Amis dans la vie, Michael Angelo Covino et Kyle Marvin sont également amis dans "The Climb", qu’ils ont écrit ensemble et que le premier a réalisé. Une amitié très particulière, dont le caractère toxique perçait déjà dans le court-métrage au même titre, d’une durée de 8 minutes, réalisé un an auparavant. Ce premier long métrage a obtenu un coup de cœur du Jury de la sélection Un Certain Regard de Cannes 2019 et le Prix du Jury au Festival du cinéma américain de Deauville 2019.
« The climb » : l’ascension. C’est bien par une ascension que débute ce film, celle d’un col par deux cyclistes. A dite vrai, pour toute personne ayant pratiqué l’arrière pays de la Côte d’Azur, ce début de film apporte une surprise énorme surtout si c’est à vélo qu’on a sillonné cette région. En effet, on entre dans un film américain et, en cinq secondes chrono, on reconnait le dernier kilomètre de la montée du col de Vence, un col qu’on connait dans ses moindres détails. La surprise passée, on pourra constater que le film lance d’autres clins d’œil à notre pays, en particulier dans le domaine cinématographique : un extrait de Le grand amour de Pierre Etaix, par ci, une courte apparition de Judith Godrèche par là, dans le rôle d’Ava, l’épouse de Mike. Bref, Michael Angelo Covino et Kyle Marvin, sont de fins connaisseurs du cinéma français et ils se revendiquent autant de la Nouvelle Vague, de Claude Sautet et de Bertrand Tavernier que de Woody Allen, auquel ils sont souvent comparés.
Mais revenons à nos deux cyclistes et à cette première séquence, l’ascension à vélo du col de Vence, peut-être la meilleure du film, en tout cas la plus emblématique. Alors que cette montée de près de 10 kilomètres va bientôt se terminer, les deux amis sont toujours ensemble, mais on ne met pas beaucoup de temps à constater que Mike est un bien meilleur cycliste que Kyle, quelque peu en surpoids. Et c’est justement parce qu’il ne craint pas d’être rattrapé par Kyle que Mike balance alors, avec une grande perversité, la relation qu’il a eue avec la fiancée de son ami. Une perversité qui va jusqu’à introduire un quiproquo qui n’a rien d’anodin entre la durée de cette relation et la distance qui reste à parcourir pour arriver au col. « How long » ? 2 kilomètres, mon ami ! Un film drôle, cruel, mais également élégament dramatique, avec le chapitre suivant qui nous parle d’un enterrement avec, à la fin, les fossoyeurs noirs qui entonnent « We shall not be moved ».
Ce premier long métrage de Michael Angelo Covino est particulièrement inventif dans sa forme et on ne peut qu’apprécier la qualité de la mise en scène et des dialogues ainsi que par la variété des humeurs qu’il présente : drôle, corrosif, dramatique, cruel.
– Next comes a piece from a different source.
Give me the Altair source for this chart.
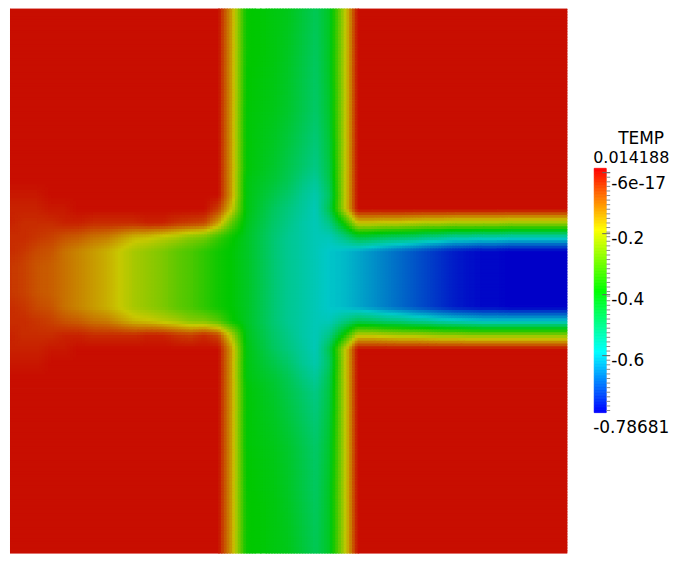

Le passage d’un chapitre à l’autre pourra présenter un problème pour certains spectateurs, l’arrivée se faisant chaque fois brutalement, sans préparation, avec souvent de nouveaux personnages dont on ne sait rien et pour lesquels il faut un certain temps pour comprendre qui ils sont. Pour les autres spectateurs, nul doute que ce côté surprenant puisse au contraire représenter un plus.